解散した国民的アイドルグループSMAPや清水富美加さんなど、芸能界で所属事務所からの独立や移籍をめぐるトラブルが目立っています。

 これを受けて、芸能タレントやスポーツ選手など特殊な技能を持つ人と企業などとの間で移籍などを制限する契約がなされた場合、独占禁止法の規制対象になるかを検討するため、公正取引委員会が有識者会議を開き、今年度内にも検討結果を公表する方針であることをNHKなどが報じました。

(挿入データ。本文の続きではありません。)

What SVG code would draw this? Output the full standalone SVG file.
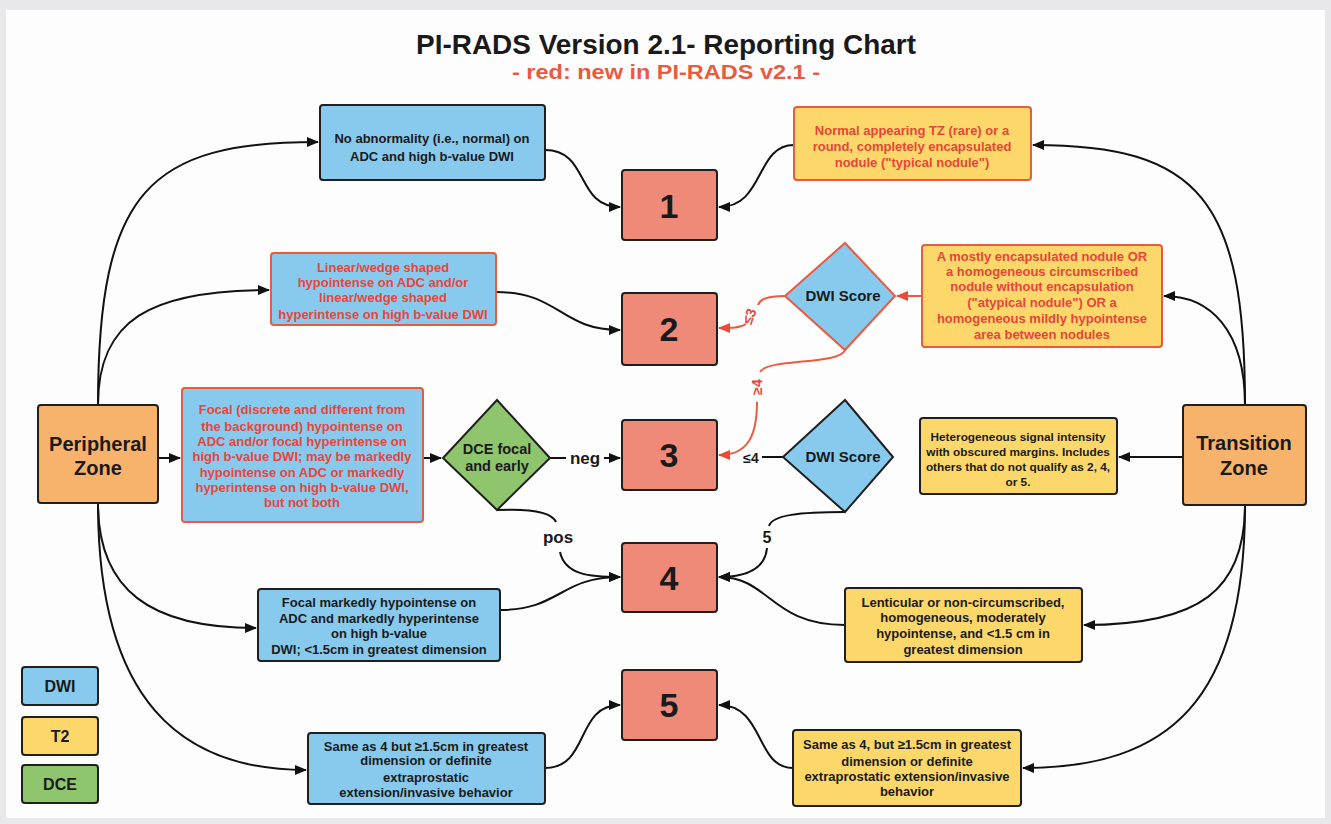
<svg xmlns="http://www.w3.org/2000/svg" width="1331" height="824" viewBox="0 0 1331 824">
<defs>
<style>
.t{font-family:"Liberation Sans",Arial,sans-serif;font-weight:bold;text-anchor:middle}
.s{font-size:13px}
.s2{font-size:11.8px}
.blk{fill:#1a1a1a}
.red{fill:#e8453a}
.bx{stroke:#1f1f1f;stroke-width:2}
.rbx{stroke:#ea5a3f;stroke-width:2}
.blue{fill:#88caed}
.yel{fill:#fcd86b}
.sal{fill:#f08a78}
.org{fill:#f7b36b}
.grn{fill:#8fc56c}
.c{fill:none;stroke:#111;stroke-width:2}
.rc{fill:none;stroke:#ec5a3f;stroke-width:2}
.num{font-size:34px}
.lab{font-size:17px}
</style>
<marker id="ah" markerUnits="userSpaceOnUse" markerWidth="12" markerHeight="12" viewBox="0 0 12 12" refX="11" refY="6" orient="auto"><path d="M0,1 L12,6 L0,11 z" fill="#111"/></marker>
<marker id="rah" markerUnits="userSpaceOnUse" markerWidth="12" markerHeight="12" viewBox="0 0 12 12" refX="11" refY="6" orient="auto"><path d="M0,1 L12,6 L0,11 z" fill="#ec4a35"/></marker>
</defs>
<rect x="0" y="0" width="1331" height="824" fill="#e8e8ea"/>
<rect x="6" y="10" width="1319" height="808" fill="#fdfdfe"/>
<g id="title">
<text class="t blk" x="666" y="54" font-size="28" textLength="500" lengthAdjust="spacingAndGlyphs">PI-RADS Version 2.1- Reporting Chart</text>
<text class="t" x="666" y="79" font-size="20" fill="#ea5a3f" textLength="308" lengthAdjust="spacingAndGlyphs">- red: new in PI-RADS v2.1 -</text>
</g>
<g id="connectors">
<path class="c" d="M98 405 C98 190 150 142 318 142" marker-end="url(#ah)"/>
<path class="c" d="M98 405 C98 320 150 290 269 290" marker-end="url(#ah)"/>
<path class="c" d="M158 458 L180 458" marker-end="url(#ah)"/>
<path class="c" d="M98 503 C98 590 150 628 256 628" marker-end="url(#ah)"/>
<path class="c" d="M98 503 C98 700 180 770 306 770" marker-end="url(#ah)"/>
<path class="c" d="M1245 405 C1245 200 1200 145 1033 145" marker-end="url(#ah)"/>
<path class="c" d="M1245 405 C1245 330 1210 296 1164 296" marker-end="url(#ah)"/>
<path class="c" d="M1183 457 L1119 457" marker-end="url(#ah)"/>
<path class="c" d="M1245 505 C1245 590 1200 625 1084 625" marker-end="url(#ah)"/>
<path class="c" d="M1245 505 C1245 700 1170 768 1023 768" marker-end="url(#ah)"/>
<path class="c" d="M545 150 C590 150 575 207 620 207" marker-end="url(#ah)"/>
<path class="c" d="M794 145 C755 145 765 207 719 207" marker-end="url(#ah)"/>
<path class="c" d="M496 292 C560 292 560 330 620 330" marker-end="url(#ah)"/>
<path class="c" d="M423 458 L441 458" marker-end="url(#ah)"/>
<path class="c" d="M550 458 L566 458"/>
<path class="c" d="M604 458 L620 458" marker-end="url(#ah)"/>
<path class="c" d="M497 510 C540 508 553 515 556 522"/>
<path class="c" d="M560 552 C565 575 590 577 620 577" marker-end="url(#ah)"/>
<path class="c" d="M500 610 C560 610 560 577 620 577" marker-end="url(#ah)"/>
<path class="c" d="M845 625 C770 625 770 577 719 577" marker-end="url(#ah)"/>
<path class="c" d="M845 512 C800 512 772 515 769 526"/>
<path class="c" d="M767 548 C765 570 745 577 719 577" marker-end="url(#ah)"/>
<path class="c" d="M783 457 L762 457"/>
<path class="c" d="M545 768 C590 768 575 705 620 705" marker-end="url(#ah)"/>
<path class="c" d="M793 768 C755 768 765 705 719 705" marker-end="url(#ah)"/>
<path class="rc" d="M922 296 L897 296" marker-end="url(#rah)"/>
<path class="rc" d="M785 296 C765 296 760 300 758 305"/>
<path class="rc" d="M746 324 C740 328 732 328 719 328" marker-end="url(#rah)"/>
<path class="rc" d="M845 350 C840 365 768 358 760 372"/>
<path class="rc" d="M757 402 C757 440 745 455 719 455" marker-end="url(#rah)"/>
<text class="t blk lab" x="585" y="464">neg</text>
<text class="t blk lab" x="558" y="543">pos</text>
<text class="t blk" x="767" y="543" font-size="16">5</text>
<text class="t blk" x="751" y="463" font-size="14">≤4</text>
<text class="t red" x="0" y="0" font-size="14" transform="translate(754 318) rotate(-70)">≤3</text>
<text class="t red" x="0" y="0" font-size="14" transform="translate(762 387) rotate(-90)">≥4</text>
</g>
<g id="pz"><rect class="bx org" x="38" y="405" width="120" height="98" rx="3"/><text class="t blk" font-size="20" x="98" y="451">Peripheral</text><text class="t blk" font-size="20" x="98" y="475">Zone</text></g>
<g id="tz"><rect class="bx org" x="1183" y="405" width="123" height="100" rx="3"/><text class="t blk" font-size="20" x="1244" y="450">Transition</text><text class="t blk" font-size="20" x="1244" y="475">Zone</text></g>
<g id="s1"><rect class="bx sal" x="622" y="170" width="95" height="70" rx="3"/><text class="t blk num" x="669" y="218">1</text></g>
<g id="s2"><rect class="bx sal" x="622" y="293" width="95" height="72" rx="3"/><text class="t blk num" x="669" y="341">2</text></g>
<g id="s3"><rect class="bx sal" x="622" y="420" width="95" height="70" rx="3"/><text class="t blk num" x="669" y="467">3</text></g>
<g id="s4"><rect class="bx sal" x="622" y="543" width="95" height="69" rx="3"/><text class="t blk num" x="669" y="590">4</text></g>
<g id="s5"><rect class="bx sal" x="622" y="670" width="95" height="70" rx="3"/><text class="t blk num" x="669" y="717">5</text></g>
<g id="n-normal-pz"><rect class="bx blue" x="320" y="105" width="225" height="75" rx="3"/><text class="t blk s" x="432" y="143">No abnormality (i.e., normal) on</text><text class="t blk s" x="432" y="161">ADC and high b-value DWI</text></g>
<g id="n-normal-tz"><rect class="rbx yel" x="794" y="107" width="237" height="73" rx="3"/><text class="t red s" x="912" y="135">Normal appearing TZ (rare) or a</text><text class="t red s" x="912" y="151">round, completely encapsulated</text><text class="t red s" x="912" y="167">nodule ("typical nodule")</text></g>
<g id="n-wedge"><rect class="rbx blue" x="271" y="253" width="225" height="72" rx="3"/><text class="t red s" x="383" y="272">Linear/wedge shaped</text><text class="t red s" x="383" y="287">hypointense on ADC and/or</text><text class="t red s" x="383" y="302">linear/wedge shaped</text><text class="t red s" x="383" y="319">hyperintense on high b-value DWI</text></g>
<g id="dwi1"><polygon class="rbx blue" points="845,243 895,296 845,350 785,296"/><text class="t blk" font-size="15" x="843" y="301">DWI Score</text></g>
<g id="n-atypical"><rect class="rbx yel" x="922" y="245" width="240" height="102" rx="3"/><text class="t red s" x="1042" y="261">A mostly encapsulated nodule OR</text><text class="t red s" x="1042" y="276">a homogeneous circumscribed</text><text class="t red s" x="1042" y="291">nodule without encapsulation</text><text class="t red s" x="1042" y="307">("atypical nodule") OR a</text><text class="t red s" x="1042" y="323">homogeneous mildly hypointense</text><text class="t red s" x="1042" y="339">area between nodules</text></g>
<g id="n-focal"><rect class="rbx blue" x="182" y="388" width="241" height="134" rx="3"/><text class="t red s" x="302" y="414">Focal (discrete and different from</text><text class="t red s" x="302" y="431">the background) hypointense on</text><text class="t red s" x="302" y="446">ADC and/or focal hyperintense on</text><text class="t red s" x="302" y="461">high b-value DWI; may be markedly</text><text class="t red s" x="302" y="477">hypointense on ADC or markedly</text><text class="t red s" x="302" y="492">hyperintense on high b-value DWI,</text><text class="t red s" x="302" y="507">but not both</text></g>
<g id="dce"><polygon class="bx grn" points="497,400 550,458 497,510 443,458"/><text class="t blk" font-size="14.5" x="497" y="454">DCE focal</text><text class="t blk" font-size="14.5" x="497" y="471">and early</text></g>
<g id="dwi2"><polygon class="bx blue" points="845,400 893,457 845,512 783,457"/><text class="t blk" font-size="15" x="843" y="462">DWI Score</text></g>
<g id="n-hetero"><rect class="bx yel" x="920" y="418" width="197" height="76" rx="3"/><text class="t blk s2" x="1018" y="441">Heterogeneous signal intensity</text><text class="t blk s2" x="1018" y="456">with obscured margins. Includes</text><text class="t blk s2" x="1018" y="471">others that do not qualify as 2, 4,</text><text class="t blk s2" x="1018" y="486">or 5.</text></g>
<g id="n-focal-marked"><rect class="bx blue" x="258" y="589" width="242" height="72" rx="3"/><text class="t blk s" x="379" y="607">Focal markedly hypointense on</text><text class="t blk s" x="379" y="623">ADC and markedly hyperintense</text><text class="t blk s" x="379" y="638">on high b-value</text><text class="t blk s" x="379" y="654">DWI; &lt;1.5cm in greatest dimension</text></g>
<g id="n-lenticular"><rect class="bx yel" x="845" y="588" width="237" height="74" rx="3"/><text class="t blk s" x="963" y="607">Lenticular or non-circumscribed,</text><text class="t blk s" x="963" y="622">homogeneous, moderately</text><text class="t blk s" x="963" y="638">hypointense, and &lt;1.5 cm in</text><text class="t blk s" x="963" y="654">greatest dimension</text></g>
<g id="n-5-pz"><rect class="bx blue" x="308" y="733" width="237" height="71" rx="3"/><text class="t blk s" x="426" y="751">Same as 4 but ≥1.5cm in greatest</text><text class="t blk s" x="426" y="765">dimension or definite</text><text class="t blk s" x="426" y="782">extraprostatic</text><text class="t blk s" x="426" y="797">extension/invasive behavior</text></g>
<g id="n-5-tz"><rect class="bx yel" x="793" y="730" width="228" height="76" rx="3"/><text class="t blk s" x="907" y="749">Same as 4, but ≥1.5cm in greatest</text><text class="t blk s" x="907" y="766">dimension or definite</text><text class="t blk s" x="907" y="781">extraprostatic extension/invasive</text><text class="t blk s" x="907" y="796">behavior</text></g>
<g id="legend">
<rect class="bx blue" x="22" y="667" width="76" height="38" rx="3"/><text class="t blk" font-size="16" x="60" y="692">DWI</text>
<rect class="bx yel" x="22" y="717" width="76" height="38" rx="3"/><text class="t blk" font-size="16" x="60" y="742">T2</text>
<rect class="bx grn" x="22" y="765" width="76" height="38" rx="3"/><text class="t blk" font-size="16" x="60" y="790">DCE</text>
</g>
</svg>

 芸能人の移籍がトラブルになりやすいのは、芸能事務所が所属する芸能人の移籍を契約で縛っているケースが多いことに起因しています。それには3つの問題点があります。

 1つ目は「競業避止義務契約の有効性」です。

 実際に芸能事務所と芸能人との間でどのような契約が交わされているかについてはそれぞれ個別のケースで異なりますが、契約解消後一定期間の芸能活動を禁止したり、芸名の使用を禁止したりする条項が盛り込まれていることが多いようです。

当記事は「東洋経済オンライン」(運営:東洋経済新報社)の提供記事です

 このような条項は「競業避止条項」と呼ばれ、フランチャイズ契約や一般的な労働契約においても規定されることがあります。美容師として雇われていた労働者が、退職後も1年間は近隣で独立開業できないとか、フランチャイズに加盟していたラーメン店は、フランチャイズを脱退しても同じ場所でラーメン店を開業できないという取り決めが典型例です。

 競業避止条項の有効性についてはたくさんの裁判例がありますが、有効と判断されたもの、公序良俗(民法90条)に違反するので無効と判断されたものなど判断が分かれています。

職業選択の自由は憲法で認められている

 そもそも憲法22条は職業選択の自由(営業の自由)を認めており、競業されても会社がそれほど困らない場合、競業を禁止する地域が不必要に広い場合、競業を禁止する期間が不必要に長い場合などは、競業避止の契約が無効であると判断されます。

 実際に2006年には東京地方裁判所で「芸能人の芸能活動について当該契約解消後2年間もの長期にわたって禁止することは、実質的に芸能活動の途を閉ざすに等しく、憲法22条の趣旨に照らし、契約としての拘束力を有しない」とする判決が出されています。